■ **YOUR OBJECTIVE**
Pull out every line below that holds the word "with".

═════ PROVIDED MATERIAL ═════

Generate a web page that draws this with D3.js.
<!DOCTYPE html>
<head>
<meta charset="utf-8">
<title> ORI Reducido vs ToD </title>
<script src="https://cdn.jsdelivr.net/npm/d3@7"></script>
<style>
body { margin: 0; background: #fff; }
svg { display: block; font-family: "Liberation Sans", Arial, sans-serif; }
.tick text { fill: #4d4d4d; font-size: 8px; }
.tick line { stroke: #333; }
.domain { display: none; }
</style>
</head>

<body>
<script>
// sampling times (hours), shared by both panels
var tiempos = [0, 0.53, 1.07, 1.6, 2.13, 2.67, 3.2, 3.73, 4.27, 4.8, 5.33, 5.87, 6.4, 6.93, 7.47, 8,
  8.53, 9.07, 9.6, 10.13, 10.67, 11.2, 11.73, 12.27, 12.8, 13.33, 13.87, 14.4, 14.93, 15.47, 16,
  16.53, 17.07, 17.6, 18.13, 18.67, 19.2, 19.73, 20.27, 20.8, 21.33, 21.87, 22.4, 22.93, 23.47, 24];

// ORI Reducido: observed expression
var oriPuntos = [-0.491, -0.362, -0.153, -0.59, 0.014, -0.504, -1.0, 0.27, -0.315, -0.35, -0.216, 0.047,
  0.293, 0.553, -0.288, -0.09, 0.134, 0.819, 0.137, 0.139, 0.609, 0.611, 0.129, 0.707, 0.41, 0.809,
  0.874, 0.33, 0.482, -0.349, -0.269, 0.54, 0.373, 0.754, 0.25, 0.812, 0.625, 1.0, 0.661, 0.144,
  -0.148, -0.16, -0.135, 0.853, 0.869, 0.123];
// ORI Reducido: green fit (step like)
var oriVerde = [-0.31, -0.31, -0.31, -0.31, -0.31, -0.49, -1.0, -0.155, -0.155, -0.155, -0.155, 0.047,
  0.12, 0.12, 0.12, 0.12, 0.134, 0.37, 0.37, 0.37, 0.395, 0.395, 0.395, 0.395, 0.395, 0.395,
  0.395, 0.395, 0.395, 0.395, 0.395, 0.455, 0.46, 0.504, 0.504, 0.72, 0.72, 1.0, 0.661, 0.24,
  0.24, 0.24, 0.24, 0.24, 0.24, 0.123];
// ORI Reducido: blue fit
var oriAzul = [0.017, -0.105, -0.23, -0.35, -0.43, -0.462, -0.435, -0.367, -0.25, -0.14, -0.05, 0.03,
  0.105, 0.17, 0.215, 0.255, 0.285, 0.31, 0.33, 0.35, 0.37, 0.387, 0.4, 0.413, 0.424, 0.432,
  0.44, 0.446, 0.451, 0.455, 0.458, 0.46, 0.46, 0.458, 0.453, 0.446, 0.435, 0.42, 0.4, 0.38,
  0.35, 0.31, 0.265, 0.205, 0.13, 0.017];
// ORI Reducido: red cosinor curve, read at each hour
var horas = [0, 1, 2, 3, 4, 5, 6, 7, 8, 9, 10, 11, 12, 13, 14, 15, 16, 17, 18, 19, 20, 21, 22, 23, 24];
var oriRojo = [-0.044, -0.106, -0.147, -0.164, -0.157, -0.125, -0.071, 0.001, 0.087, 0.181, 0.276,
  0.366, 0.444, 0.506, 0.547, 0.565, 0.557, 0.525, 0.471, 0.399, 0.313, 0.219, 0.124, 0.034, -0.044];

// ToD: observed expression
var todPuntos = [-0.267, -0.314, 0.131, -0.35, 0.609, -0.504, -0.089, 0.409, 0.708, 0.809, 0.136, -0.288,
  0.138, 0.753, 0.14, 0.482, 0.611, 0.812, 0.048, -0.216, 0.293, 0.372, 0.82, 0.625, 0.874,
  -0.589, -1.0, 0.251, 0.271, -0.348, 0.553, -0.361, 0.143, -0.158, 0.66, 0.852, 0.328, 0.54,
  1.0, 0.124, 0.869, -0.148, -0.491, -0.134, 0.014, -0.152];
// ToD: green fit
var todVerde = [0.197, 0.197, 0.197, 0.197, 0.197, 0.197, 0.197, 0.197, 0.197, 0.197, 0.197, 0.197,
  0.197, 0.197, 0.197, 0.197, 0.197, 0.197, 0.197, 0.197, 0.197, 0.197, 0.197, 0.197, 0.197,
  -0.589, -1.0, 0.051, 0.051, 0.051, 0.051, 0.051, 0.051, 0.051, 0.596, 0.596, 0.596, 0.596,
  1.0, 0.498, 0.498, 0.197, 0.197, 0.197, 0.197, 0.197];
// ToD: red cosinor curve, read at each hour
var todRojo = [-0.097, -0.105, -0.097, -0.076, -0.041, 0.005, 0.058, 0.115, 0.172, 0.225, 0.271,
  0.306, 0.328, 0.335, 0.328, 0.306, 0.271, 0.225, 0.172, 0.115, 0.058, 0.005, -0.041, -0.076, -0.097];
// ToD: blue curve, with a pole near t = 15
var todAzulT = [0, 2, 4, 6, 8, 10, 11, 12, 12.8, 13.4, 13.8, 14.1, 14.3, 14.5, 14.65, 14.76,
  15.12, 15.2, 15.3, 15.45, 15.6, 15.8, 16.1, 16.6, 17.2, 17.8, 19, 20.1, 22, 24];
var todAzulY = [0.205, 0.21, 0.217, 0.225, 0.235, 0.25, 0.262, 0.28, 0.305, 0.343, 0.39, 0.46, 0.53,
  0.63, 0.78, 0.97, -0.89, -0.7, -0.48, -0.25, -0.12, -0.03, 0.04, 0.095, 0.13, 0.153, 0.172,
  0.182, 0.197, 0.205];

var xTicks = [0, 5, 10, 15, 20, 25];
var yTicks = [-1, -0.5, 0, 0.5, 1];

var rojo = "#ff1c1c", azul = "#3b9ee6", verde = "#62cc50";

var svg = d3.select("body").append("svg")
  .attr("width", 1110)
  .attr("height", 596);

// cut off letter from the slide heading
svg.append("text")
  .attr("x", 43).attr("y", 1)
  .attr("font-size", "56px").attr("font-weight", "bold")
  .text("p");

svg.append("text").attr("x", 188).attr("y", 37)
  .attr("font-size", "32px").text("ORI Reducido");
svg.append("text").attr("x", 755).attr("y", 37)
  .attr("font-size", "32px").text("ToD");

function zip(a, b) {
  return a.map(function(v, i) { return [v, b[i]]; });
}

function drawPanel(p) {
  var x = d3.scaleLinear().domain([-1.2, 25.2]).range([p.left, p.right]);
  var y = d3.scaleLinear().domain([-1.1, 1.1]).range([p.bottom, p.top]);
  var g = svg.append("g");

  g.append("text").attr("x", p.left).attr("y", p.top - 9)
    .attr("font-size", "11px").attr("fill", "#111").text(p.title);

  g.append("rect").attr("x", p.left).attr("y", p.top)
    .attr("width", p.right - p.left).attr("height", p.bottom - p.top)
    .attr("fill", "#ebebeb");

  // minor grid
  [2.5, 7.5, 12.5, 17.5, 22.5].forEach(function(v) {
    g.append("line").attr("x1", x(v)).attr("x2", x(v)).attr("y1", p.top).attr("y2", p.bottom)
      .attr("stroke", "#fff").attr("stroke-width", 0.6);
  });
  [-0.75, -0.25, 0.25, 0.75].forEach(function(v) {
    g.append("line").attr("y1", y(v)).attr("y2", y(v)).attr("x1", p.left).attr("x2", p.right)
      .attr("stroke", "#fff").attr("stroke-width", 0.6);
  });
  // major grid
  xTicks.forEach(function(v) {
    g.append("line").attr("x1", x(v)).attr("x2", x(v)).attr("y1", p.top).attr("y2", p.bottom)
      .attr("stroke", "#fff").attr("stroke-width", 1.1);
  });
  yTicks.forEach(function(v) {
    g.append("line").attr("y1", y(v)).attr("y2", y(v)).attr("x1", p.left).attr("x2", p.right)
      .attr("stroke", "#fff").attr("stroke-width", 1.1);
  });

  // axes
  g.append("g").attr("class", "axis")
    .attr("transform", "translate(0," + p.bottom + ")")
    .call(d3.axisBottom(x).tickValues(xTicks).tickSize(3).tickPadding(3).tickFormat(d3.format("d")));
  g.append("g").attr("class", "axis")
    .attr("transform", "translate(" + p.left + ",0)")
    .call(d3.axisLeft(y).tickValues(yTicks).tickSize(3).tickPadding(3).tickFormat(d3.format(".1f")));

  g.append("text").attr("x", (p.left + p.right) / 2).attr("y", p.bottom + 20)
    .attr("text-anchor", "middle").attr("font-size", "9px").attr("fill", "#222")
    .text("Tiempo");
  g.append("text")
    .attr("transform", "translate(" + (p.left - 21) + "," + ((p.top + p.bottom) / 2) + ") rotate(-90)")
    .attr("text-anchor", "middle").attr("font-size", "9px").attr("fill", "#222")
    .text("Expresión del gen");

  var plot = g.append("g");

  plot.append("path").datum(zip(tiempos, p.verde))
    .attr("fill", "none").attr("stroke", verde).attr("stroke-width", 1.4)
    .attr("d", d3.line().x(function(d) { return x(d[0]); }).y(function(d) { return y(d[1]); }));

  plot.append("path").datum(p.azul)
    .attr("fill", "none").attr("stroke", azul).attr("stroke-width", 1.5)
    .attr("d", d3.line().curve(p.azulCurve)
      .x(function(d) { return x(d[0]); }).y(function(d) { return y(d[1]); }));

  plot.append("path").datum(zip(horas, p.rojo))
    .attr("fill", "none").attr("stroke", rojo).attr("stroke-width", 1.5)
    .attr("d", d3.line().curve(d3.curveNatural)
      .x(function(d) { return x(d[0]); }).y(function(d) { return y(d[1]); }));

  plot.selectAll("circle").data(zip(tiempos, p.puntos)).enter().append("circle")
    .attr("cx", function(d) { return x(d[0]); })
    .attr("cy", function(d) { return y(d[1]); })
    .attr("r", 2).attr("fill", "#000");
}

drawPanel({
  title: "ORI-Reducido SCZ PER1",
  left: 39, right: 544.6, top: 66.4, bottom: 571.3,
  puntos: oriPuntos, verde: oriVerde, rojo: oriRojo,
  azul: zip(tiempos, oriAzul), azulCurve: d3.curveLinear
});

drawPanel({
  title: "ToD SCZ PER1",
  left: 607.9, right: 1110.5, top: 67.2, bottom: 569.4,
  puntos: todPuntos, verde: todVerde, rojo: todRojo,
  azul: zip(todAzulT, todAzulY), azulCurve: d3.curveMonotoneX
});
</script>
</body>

═════

■ **RESULT FOR THIS TASK**
Generate a web page that draws this with D3.js.
// ToD: blue curve, with a pole near t = 15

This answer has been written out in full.